-- Start of Data --
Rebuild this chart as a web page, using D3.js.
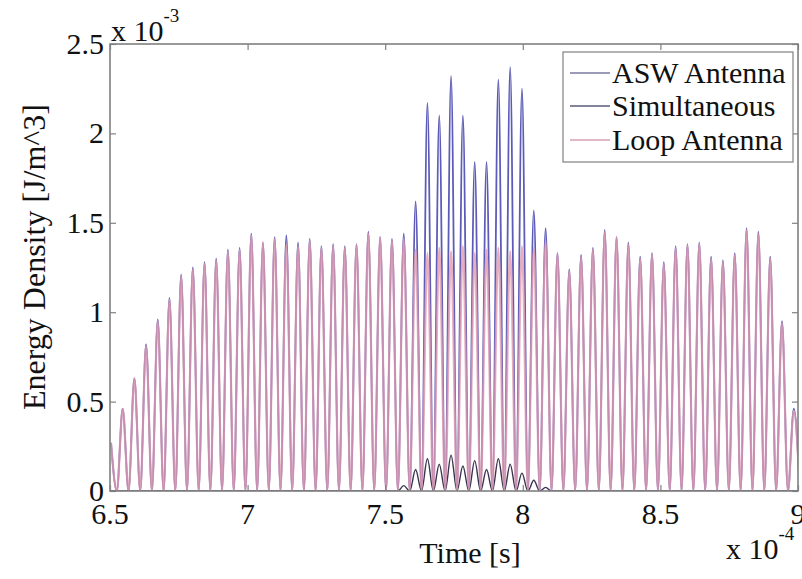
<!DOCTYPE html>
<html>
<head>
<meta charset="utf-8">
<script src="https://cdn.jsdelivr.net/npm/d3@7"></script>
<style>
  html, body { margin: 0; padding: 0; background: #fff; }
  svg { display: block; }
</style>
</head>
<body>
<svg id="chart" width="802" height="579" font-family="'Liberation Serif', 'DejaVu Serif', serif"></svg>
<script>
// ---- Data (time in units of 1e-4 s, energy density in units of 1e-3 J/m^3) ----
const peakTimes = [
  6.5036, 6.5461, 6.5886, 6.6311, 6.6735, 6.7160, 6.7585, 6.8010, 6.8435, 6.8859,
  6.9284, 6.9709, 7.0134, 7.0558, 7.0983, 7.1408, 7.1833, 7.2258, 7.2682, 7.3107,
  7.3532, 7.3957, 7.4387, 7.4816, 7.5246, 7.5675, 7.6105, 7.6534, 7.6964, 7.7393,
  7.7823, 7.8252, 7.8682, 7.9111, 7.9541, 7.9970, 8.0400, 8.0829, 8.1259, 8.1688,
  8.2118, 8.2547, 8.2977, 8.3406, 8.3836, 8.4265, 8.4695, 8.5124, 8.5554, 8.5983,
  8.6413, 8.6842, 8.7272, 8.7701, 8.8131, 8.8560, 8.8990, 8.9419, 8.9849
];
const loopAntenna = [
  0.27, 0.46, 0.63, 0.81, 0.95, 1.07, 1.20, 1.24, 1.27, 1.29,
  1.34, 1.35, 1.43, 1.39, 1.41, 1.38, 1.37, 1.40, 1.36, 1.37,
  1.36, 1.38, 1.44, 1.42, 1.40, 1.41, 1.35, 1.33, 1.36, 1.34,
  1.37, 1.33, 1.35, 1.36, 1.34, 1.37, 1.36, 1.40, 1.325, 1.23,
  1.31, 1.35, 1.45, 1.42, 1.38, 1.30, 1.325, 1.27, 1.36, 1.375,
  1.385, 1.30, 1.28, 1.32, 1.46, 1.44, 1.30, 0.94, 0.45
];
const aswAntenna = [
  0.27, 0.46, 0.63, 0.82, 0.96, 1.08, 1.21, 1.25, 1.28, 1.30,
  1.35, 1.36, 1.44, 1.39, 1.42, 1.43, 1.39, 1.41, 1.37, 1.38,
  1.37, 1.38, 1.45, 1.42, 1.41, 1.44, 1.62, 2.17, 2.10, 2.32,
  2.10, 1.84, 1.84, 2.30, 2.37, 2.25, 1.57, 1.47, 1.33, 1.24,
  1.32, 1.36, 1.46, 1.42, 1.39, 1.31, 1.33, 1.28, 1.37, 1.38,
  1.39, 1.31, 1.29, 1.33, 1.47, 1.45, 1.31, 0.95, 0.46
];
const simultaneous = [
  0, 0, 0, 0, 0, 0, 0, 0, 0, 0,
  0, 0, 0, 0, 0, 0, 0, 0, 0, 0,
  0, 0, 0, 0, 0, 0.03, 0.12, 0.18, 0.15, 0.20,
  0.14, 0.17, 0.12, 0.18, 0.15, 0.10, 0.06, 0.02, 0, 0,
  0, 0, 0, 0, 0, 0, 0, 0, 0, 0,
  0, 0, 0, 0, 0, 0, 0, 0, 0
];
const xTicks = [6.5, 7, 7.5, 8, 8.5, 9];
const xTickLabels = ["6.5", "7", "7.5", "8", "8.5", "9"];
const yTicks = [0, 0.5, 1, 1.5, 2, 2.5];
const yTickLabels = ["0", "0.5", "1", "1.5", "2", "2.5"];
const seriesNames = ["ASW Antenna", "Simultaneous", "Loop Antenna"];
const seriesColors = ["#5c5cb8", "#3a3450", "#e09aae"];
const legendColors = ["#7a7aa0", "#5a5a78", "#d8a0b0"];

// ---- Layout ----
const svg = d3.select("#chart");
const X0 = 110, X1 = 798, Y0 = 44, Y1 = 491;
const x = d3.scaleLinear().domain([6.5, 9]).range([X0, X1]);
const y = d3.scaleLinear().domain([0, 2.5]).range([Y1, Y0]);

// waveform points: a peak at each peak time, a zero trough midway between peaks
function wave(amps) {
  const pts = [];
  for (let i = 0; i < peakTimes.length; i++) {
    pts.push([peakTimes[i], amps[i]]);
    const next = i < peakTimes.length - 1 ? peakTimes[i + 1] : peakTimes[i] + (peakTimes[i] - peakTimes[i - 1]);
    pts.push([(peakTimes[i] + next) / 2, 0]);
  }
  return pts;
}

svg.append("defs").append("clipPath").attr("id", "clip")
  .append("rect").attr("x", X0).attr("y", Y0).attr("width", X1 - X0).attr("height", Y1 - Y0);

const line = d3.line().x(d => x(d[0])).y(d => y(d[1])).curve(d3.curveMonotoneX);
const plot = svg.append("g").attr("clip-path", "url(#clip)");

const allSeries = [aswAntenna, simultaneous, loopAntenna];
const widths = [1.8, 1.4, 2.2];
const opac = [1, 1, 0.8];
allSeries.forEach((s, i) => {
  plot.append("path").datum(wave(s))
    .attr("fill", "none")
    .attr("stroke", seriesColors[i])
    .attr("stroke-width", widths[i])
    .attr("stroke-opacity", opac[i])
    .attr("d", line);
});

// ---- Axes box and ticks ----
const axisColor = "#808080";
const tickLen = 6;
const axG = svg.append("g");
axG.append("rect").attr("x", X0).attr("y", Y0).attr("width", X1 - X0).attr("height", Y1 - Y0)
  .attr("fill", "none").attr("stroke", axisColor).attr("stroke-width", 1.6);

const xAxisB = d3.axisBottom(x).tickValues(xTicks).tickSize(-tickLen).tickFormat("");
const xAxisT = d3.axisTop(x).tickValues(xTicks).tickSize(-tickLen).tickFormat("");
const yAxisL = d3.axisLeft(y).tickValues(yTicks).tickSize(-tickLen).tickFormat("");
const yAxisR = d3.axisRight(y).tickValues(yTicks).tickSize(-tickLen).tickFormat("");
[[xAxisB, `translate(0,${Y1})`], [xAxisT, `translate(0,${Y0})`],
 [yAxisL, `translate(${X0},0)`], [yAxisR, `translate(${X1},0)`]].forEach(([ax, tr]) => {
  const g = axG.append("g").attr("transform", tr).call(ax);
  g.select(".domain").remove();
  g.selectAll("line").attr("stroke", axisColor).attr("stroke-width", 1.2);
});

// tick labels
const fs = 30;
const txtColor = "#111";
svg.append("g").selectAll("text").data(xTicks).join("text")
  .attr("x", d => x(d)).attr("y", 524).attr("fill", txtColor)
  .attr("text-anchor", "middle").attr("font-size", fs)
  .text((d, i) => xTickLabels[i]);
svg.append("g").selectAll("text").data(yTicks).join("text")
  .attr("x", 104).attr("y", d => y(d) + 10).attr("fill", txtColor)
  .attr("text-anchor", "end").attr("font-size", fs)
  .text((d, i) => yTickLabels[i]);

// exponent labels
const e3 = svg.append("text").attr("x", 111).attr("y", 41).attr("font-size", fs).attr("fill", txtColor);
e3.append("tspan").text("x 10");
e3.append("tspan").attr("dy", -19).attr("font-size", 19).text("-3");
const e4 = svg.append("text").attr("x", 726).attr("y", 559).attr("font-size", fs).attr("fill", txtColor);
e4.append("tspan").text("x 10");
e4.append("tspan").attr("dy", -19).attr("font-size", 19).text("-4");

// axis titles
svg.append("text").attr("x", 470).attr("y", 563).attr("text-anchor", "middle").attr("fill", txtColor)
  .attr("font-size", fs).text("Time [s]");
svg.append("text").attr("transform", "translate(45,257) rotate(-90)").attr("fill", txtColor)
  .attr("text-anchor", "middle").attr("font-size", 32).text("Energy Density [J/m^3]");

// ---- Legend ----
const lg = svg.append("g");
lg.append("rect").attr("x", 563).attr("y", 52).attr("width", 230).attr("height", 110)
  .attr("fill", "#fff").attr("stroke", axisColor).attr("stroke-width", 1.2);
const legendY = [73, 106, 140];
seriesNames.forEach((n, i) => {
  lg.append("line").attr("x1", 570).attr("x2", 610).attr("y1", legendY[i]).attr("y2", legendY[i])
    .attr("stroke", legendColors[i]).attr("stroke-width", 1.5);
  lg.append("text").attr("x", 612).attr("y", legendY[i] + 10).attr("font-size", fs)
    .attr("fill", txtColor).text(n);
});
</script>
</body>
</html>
-- End of Data --
**Task statement:** Show each line of the data that contains the string "chart".

**Result of this task:**
Rebuild this chart as a web page, using D3.js.
<svg id="chart" width="802" height="579" font-family="'Liberation Serif', 'DejaVu Serif', serif"></svg>
const svg = d3.select("#chart");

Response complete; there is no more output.